En realidad, los niños llevan escribiendo a autores para que les solucionen los deberes desde que existen los libros, pero antes necesariamente era más farragoso: había que hacerse con la dirección postal y confiar en la llegada del correo antes de la fecha de entrega. Tenía si acaso más mérito, contienen esas cartas más esfuerzo y más esperanza.

A Shirley Jackson, escritora de cuentos de terror que verdaderamente dan miedo y persona que odiaba a los maestros que ponen esas tareas, le escribían cientos. Uno le pidió una lista enorme de datos y que le explicara "qué trataba de decir con su escritura, en general". Mire, buena mujer, expláyese, que mi profesor todo lo quiere saber. Y hágalo antes del viernes.

Me enternece enterarme de que, en sus inicios, contestó a algunas de esas cartas haciendo lo que se le pedía. También que reclamó echarle un vistazo al trabajo en cuestión que, evidentemente, resultó ser la transcripción íntegra de su carta.

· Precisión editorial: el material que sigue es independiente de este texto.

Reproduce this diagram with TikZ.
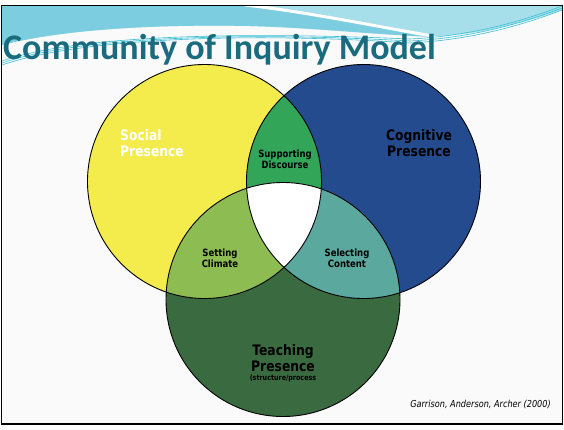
\documentclass[tikz,border=0pt]{standalone}
\usepackage{fontspec}
\setmainfont{DejaVu Sans}
\newfontfamily\titlefont{Carlito}
\newfontfamily\labelfont[FakeStretch=0.85]{DejaVu Sans}
\usetikzlibrary{positioning}

\definecolor{slidebg}{HTML}{FAFAFA}
\definecolor{bandblue}{HTML}{7CCDE0}
\definecolor{bandlight}{HTML}{A6DFEA}
\definecolor{bandline}{HTML}{38BFD3}
\definecolor{titleteal}{HTML}{1B6B7F}
\definecolor{socialyellow}{HTML}{F4EC4D}
\definecolor{cognitiveblue}{HTML}{244B8E}
\definecolor{teachgreen}{HTML}{3A6A40}
\definecolor{discoursegreen}{HTML}{33A559}
\definecolor{climategreen}{HTML}{8DBD52}
\definecolor{contentteal}{HTML}{5AA89E}

\tikzset{
  ring/.style={draw=black,line width=0.9pt},
  bigtext/.style={font=\labelfont\bfseries\fontsize{14.5}{16.5}\selectfont,inner sep=0pt,align=center},
  smalltext/.style={font=\labelfont\bfseries\fontsize{10}{11}\selectfont,inner sep=0pt,align=center},
}

\begin{document}
\begin{tikzpicture}[x=1pt,y=-1pt]
    \useasboundingbox (0,0) rectangle (564,429);
    \fill[white] (0,0) rectangle (564,429);
    \fill[slidebg] (2,6) rectangle (562,424);
    % top band
    \fill[bandlight] (2,6) -- (562,6) -- (562,10) .. controls (520,24) and (480,34) .. (440,36)
        .. controls (380,36) and (320,28) .. (250,26) .. controls (150,24) and (60,30) .. (2,45) -- cycle;
    \fill[bandblue] (2,6) -- (245,6) .. controls (300,12) and (370,26) .. (430,37)
        .. controls (370,34) and (320,28) .. (250,26) .. controls (150,24) and (60,30) .. (2,45) -- cycle;
    \draw[white,line width=3pt] (245,5) .. controls (300,11) and (370,25) .. (432,36);
    \foreach \dy in {0,2,4}
        \draw[bandline,line width=0.6pt] (2,65-\dy) .. controls (80,38-\dy) and (250,32) .. (410,43-\dy)
            .. controls (470,40-\dy) and (520,26-\dy) .. (562,10-\dy);
    \draw[black,line width=1.6pt] (1.5,5.5) rectangle (562.5,424);

    \node[font=\titlefont\bfseries\fontsize{36}{38}\selectfont,text=titleteal,inner sep=0pt,anchor=base west] (title) at (3,59) {Community of Inquiry Model};

    % circles
    \coordinate (yc) at (204.5,181.5);
    \coordinate (bc) at (363.5,181.5);
    \coordinate (tc) at (283,299.5);
    \fill[socialyellow] (yc) circle (117pt);
    \fill[cognitiveblue] (bc) circle (117pt);
    \fill[teachgreen] (tc) circle (117pt);
    \begin{scope}
        \clip (yc) circle (117pt);
        \fill[discoursegreen] (bc) circle (117pt);
        \fill[climategreen] (tc) circle (117pt);
    \end{scope}
    \begin{scope}
        \clip (bc) circle (117pt);
        \fill[contentteal] (tc) circle (117pt);
        \clip (yc) circle (117pt);
        \fill[white] (tc) circle (117pt);
    \end{scope}
    \draw[ring] (yc) circle (117pt);
    \draw[ring] (bc) circle (117pt);
    \draw[ring] (tc) circle (117pt);

    % labels
    \node[bigtext,align=left,text=white,anchor=west] (social) at (120,143) {Social\\Presence};
    \node[bigtext] (cognitive) at (419,143) {Cognitive\\Presence};
    \node[bigtext] (teach) at (283,358) {Teaching\\Presence};
    \node[font=\labelfont\bfseries\fontsize{7.5}{8}\selectfont,inner sep=0pt,below=2.5pt of teach] (process) {(structure/process};
    \node[smalltext] (discourse) at (285,159.5) {Supporting\\Discourse};
    \node[smalltext] (climate) at (220,258.7) {Setting\\Climate};
    \node[smalltext] (content) at (347,258.7) {Selecting\\Content};
    \node[font=\labelfont\itshape\fontsize{9.6}{10}\selectfont,inner sep=0pt,anchor=base east] (cite) at (551,407) {Garrison, Anderson, Archer (2000)};
\end{tikzpicture}
\end{document}
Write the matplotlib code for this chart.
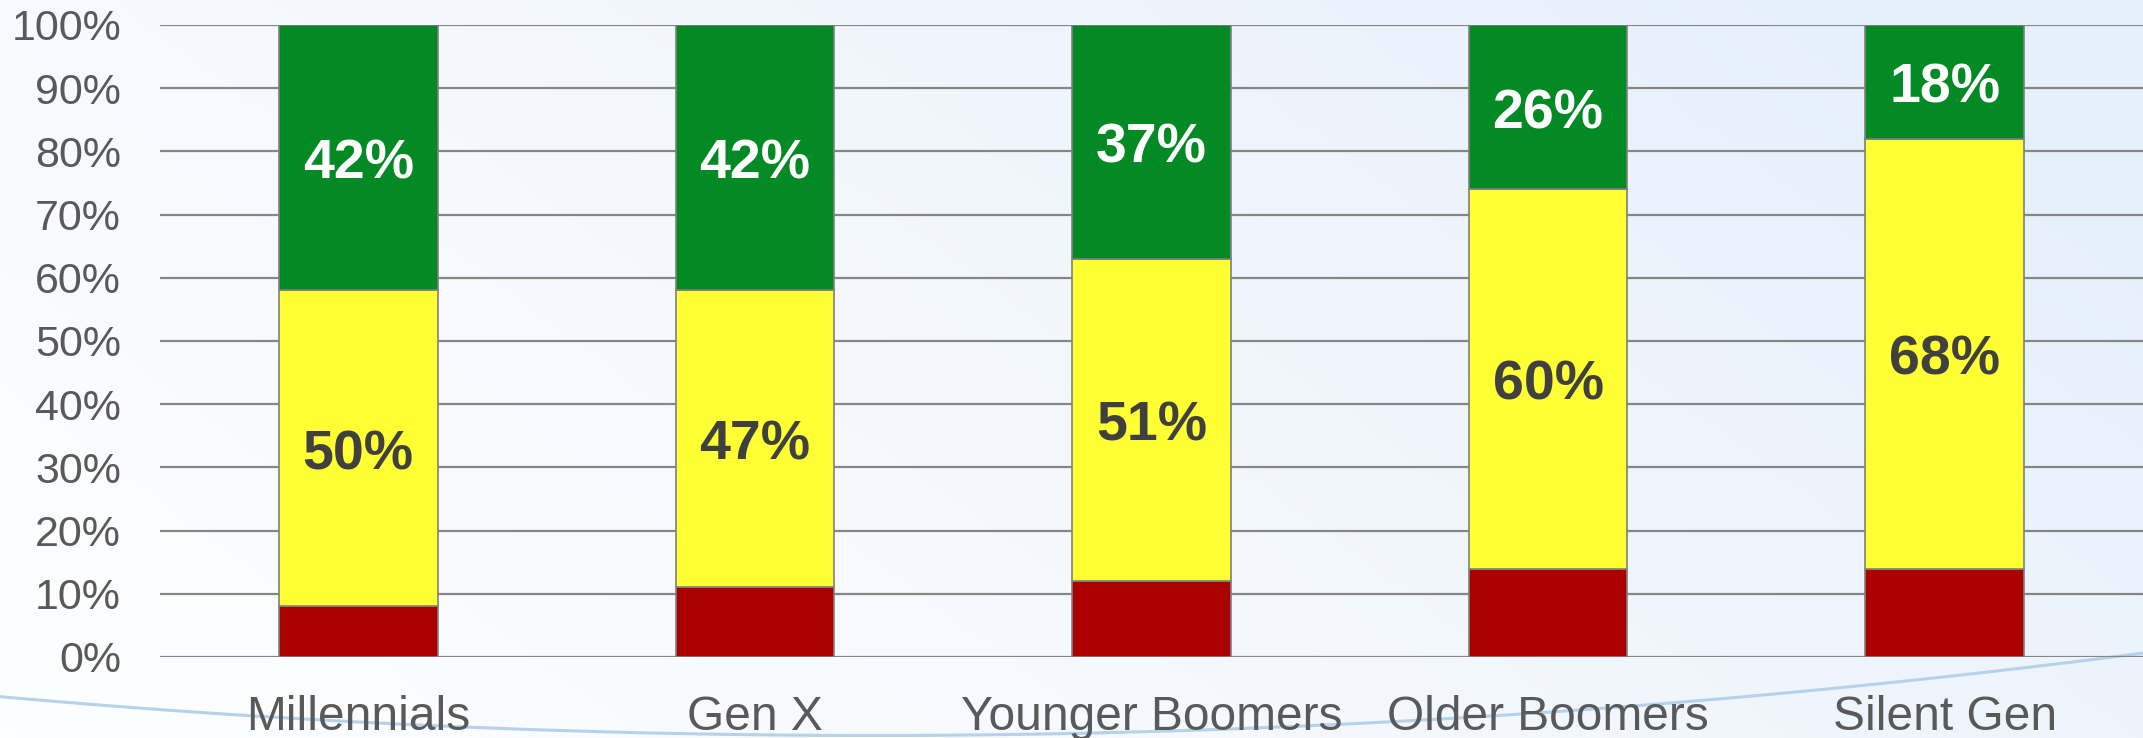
import numpy as np
import matplotlib.pyplot as plt
import matplotlib as mpl
from matplotlib.colors import LinearSegmentedColormap

categories = ['Millennials', 'Gen X', 'Younger Boomers', 'Older Boomers', 'Silent Gen']
red_vals = [8, 11, 12, 14, 14]
yellow_vals = [50, 47, 51, 60, 68]
green_vals = [42, 42, 37, 26, 18]
yticks = np.arange(0, 101, 10)

mpl.rcParams['font.family'] = ['Liberation Sans', 'DejaVu Sans']

fig = plt.figure(figsize=(21.43, 7.38), dpi=100)

# background: soft gradient plus a thin decorative curve
bg = fig.add_axes([0, 0, 1, 1], zorder=-10)
gx, gy = np.meshgrid(np.linspace(0, 1, 300), np.linspace(0, 1, 120))
grad = np.clip(0.75 * gx + 0.35 * gy, 0, 1)
cmap = LinearSegmentedColormap.from_list('bg', ['#fdfeff', '#f4f8fd', '#e6f0fb'])
bg.imshow(grad, origin='lower', extent=[0, 1, 0, 1], aspect='auto', cmap=cmap)
cx = np.linspace(0, 1, 200)
cy = 0.056 - 0.2584 * cx + 0.3174 * cx ** 2
bg.plot(cx, cy, color='#b5d2ea', lw=2.2)
bg.set_xlim(0, 1)
bg.set_ylim(0, 1)
bg.axis('off')

ax = fig.add_axes([160 / 2143, 1 - 657 / 738, 1 - 160 / 2143, (657 - 25) / 738])
ax.patch.set_alpha(0)

x = np.arange(len(categories))
w = 0.4
edge = dict(edgecolor='#808080', linewidth=1.2)
ax.bar(x, red_vals, w, color='#aa0000', **edge, zorder=3)
b_y = ax.bar(x, yellow_vals, w, bottom=red_vals, color='#ffff33', **edge, zorder=3)
bottom_g = np.array(red_vals) + np.array(yellow_vals)
b_g = ax.bar(x, green_vals, w, bottom=bottom_g, color='#038a25', **edge, zorder=3)


def label_bars(bars, vals, color):
    for rect, v in zip(bars, vals):
        xc = rect.get_x() + rect.get_width() / 2
        yc = rect.get_y() + rect.get_height() / 2
        ax.annotate(f'{v}%', (xc, yc), xytext=(0, -5), textcoords='offset points',
                    ha='center', va='center', color=color,
                    fontsize=40, fontweight='bold', zorder=4)


label_bars(b_y, yellow_vals, '#404040')
label_bars(b_g, green_vals, 'white')

ax.set_xlim(-0.5, 4.5)
ax.set_ylim(0, 100)
ax.set_yticks(yticks)
ax.set_yticklabels([f'{v}%' for v in yticks])
ax.set_xticks(x)
ax.set_xticklabels(categories)
ax.tick_params(axis='both', length=0, colors='#595959')
ax.tick_params(axis='y', pad=28, labelsize=31)
ax.tick_params(axis='x', pad=27, labelsize=34.5)
ax.yaxis.grid(True, color='#868686', linewidth=1.6)
ax.set_axisbelow(True)
for s in ax.spines.values():
    s.set_visible(False)

plt.savefig('out.png', dpi=100)
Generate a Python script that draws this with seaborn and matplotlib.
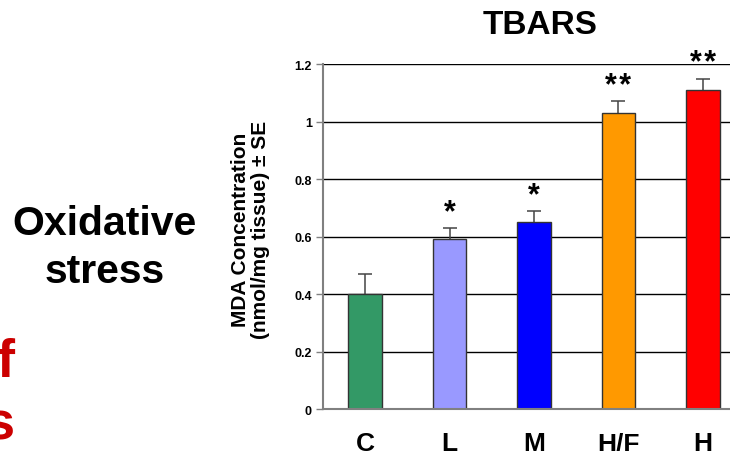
import numpy as np
import pandas as pd
import matplotlib
matplotlib.use("Agg")
import matplotlib.pyplot as plt
import seaborn as sns

# TBARS data
groups = ["C", "L", "M", "H/F", "H"]
mda = [0.40, 0.59, 0.65, 1.03, 1.11]
se = [0.07, 0.04, 0.04, 0.04, 0.04]
stars = ["", "*", "*", "**", "**"]
colors = ["#339966", "#9999FF", "#0000FF", "#FF9900", "#FF0000"]
yticks = [0, 0.2, 0.4, 0.6, 0.8, 1.0, 1.2]

sns.set_style("white")
plt.rcParams['font.family'] = ['Liberation Sans', 'DejaVu Sans']
plt.rcParams['text.color'] = 'black'
plt.rcParams['axes.labelcolor'] = 'black'
plt.rcParams['xtick.color'] = 'black'
plt.rcParams['ytick.color'] = 'black'

df = pd.DataFrame({"group": groups, "mda": mda, "se": se})

fig = plt.figure(figsize=(7.3, 4.52), dpi=100)
ax = fig.add_axes([0.4425, 0.0929, 0.578, 0.763])

sns.barplot(data=df, x="group", y="mda", hue="group", palette=colors,
			width=0.4, edgecolor="#333333", linewidth=1, saturation=1,
			errorbar=None, legend=False, ax=ax, zorder=2)
ax.errorbar(x=np.arange(len(groups)), y=mda, yerr=se, fmt="none",
			ecolor="#444444", elinewidth=1.1, capsize=5, capthick=1.1, zorder=1)

# significance marks just above the error bars
for i, s in enumerate(stars):
	if s:
		ax.text(i, mda[i] + se[i] + 0.027, "\u200a".join(s), ha="center",
				va="baseline", fontsize=22, fontweight="bold")

ax.set_xlim(-0.5, 4.5)
ax.set_ylim(0, 1.2)
ax.set_yticks(yticks)
ax.set_yticklabels([f"{v:g}" for v in yticks], fontsize=9, fontweight="bold")
ax.set_axisbelow(True)
ax.yaxis.grid(True, color="black", linewidth=1)
ax.xaxis.grid(False)
ax.tick_params(axis="y", left=True, length=5, width=1, color="#808080", pad=3)
ax.tick_params(axis="x", bottom=False, length=0, pad=16)
for lab in ax.get_xticklabels():
	lab.set_fontsize(19)
	lab.set_fontweight("bold")
ax.set_xlabel("")
ax.set_ylabel("MDA Concentration\n(nmol/mg tissue) ± SE", fontsize=15,
			  fontweight="bold", linespacing=1.05)
ax.yaxis.set_label_coords(-0.126, 0.522)
sns.despine(ax=ax, top=True, right=True)
for side in ["left", "bottom"]:
	ax.spines[side].set_color("#808080")
	ax.spines[side].set_linewidth(1.5)

# slide text around the chart
fig.text(540 / 730, 1 - 25 / 452, "TBARS", ha="center", va="center",
		 fontsize=24, fontweight="bold")
fig.text(105 / 730, 1 - 235 / 452, "Oxidative", ha="center", va="baseline",
		 fontsize=29.5, fontweight="bold")
fig.text(105 / 730, 1 - 283 / 452, "stress", ha="center", va="baseline",
		 fontsize=29.5, fontweight="bold")
fig.text(14 / 730, 1 - 377 / 452, "f", ha="right", va="baseline",
		 fontsize=39, fontweight="bold", color="#CC0000")
fig.text(14 / 730, 1 - 440 / 452, "s", ha="right", va="baseline",
		 fontsize=39, fontweight="bold", color="#CC0000")

plt.savefig("out.png", dpi=100)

Jackson era un pelín misántropa y no estaba nada de acuerdo en relacionarse con sus lectores más allá de soltar al mundo sus cuentos y novelas para que se enfrentaran a los miles de pares de ojos a los que les pasaron por delante. No quería, además de escribirlos, tener que explicarlos.

Pero tuvo que hacerlo, a su pesar. ‘La lotería’, que publicó en 1948, escandalizó a tanta gente que empezó a recibir cartas de repulsa por sacos. Le decían lo asqueados que se sentían por su relato, pero también le preguntaban exactamente dónde se celebraba una lotería de esas, que querían ir.

Escandalizó a tanta gente que recibió cartas de repulsa a sacos

El cuento, sobre el comportamiento de la turba y la reproducción acrítica de las tradiciones, es una muestra clara de cómo tantas veces, y en el arte siempre, una cosa es la intención y otra, la recepción. Pretendía angustiar, hacer pasar miedo y dar que pensar y, con muchos, lo logró. Existe esa comunicación casi orgánica, que es un milagro, cuando el interlocutor entiende exactamente lo que quieres decir solo con el mensaje que le das y tal y como se lo das. Sin matizar, ni pulir, con las palabras que eliges, que a veces son solo fruto de un triste conformismo: hubieras querido unas mejores, más precisas, pero no las encontraste. Son tu segunda mejor versión.

Con muchos otros, no lo consiguió. O no inicialmente, porque ella misma explicó que, a medida que pasaba el tiempo, y el cuento se adaptó a todos los formatos posibles, incluido el más peregrino de un ballet, las cartas suavizaban el lenguaje, había más preguntas y esa actitud respetuosa que nace de una lectura que nunca es la primera, la del que quiere saber si lo ha entendido bien, si pilla lo que hay que pillar.

Las indignaciones iniciales y las inquisiciones dubitativas nacen del mismo sitio, el que ocupa el lector resabido, incapaz de leer con las defensas bajas, que entra a los libro sabiendo qué va a pensar de ellos y luego, sorpresa, lo piensa. Ir por la vida con todas esas prevenciones es un problemón, limita mucho el disfrute y embota la cabeza.

Esa lección sobre cómo quieres decir una cosa y a quien se la dices entiende otra, le llegó a la autora en avalancha, carta tras carta, durante tantos años que se comprende el hartazgo. Por internet rueda una de las que escribió ella, en respuesta a una tal señora White. No sabemos qué le contó a la escritora exactamente, detalle que mejora la historia de esta contestación aún más. Es una sola frase, sacada de una canción: "Si no le gustan mis melocotones, no sacuda mi árbol".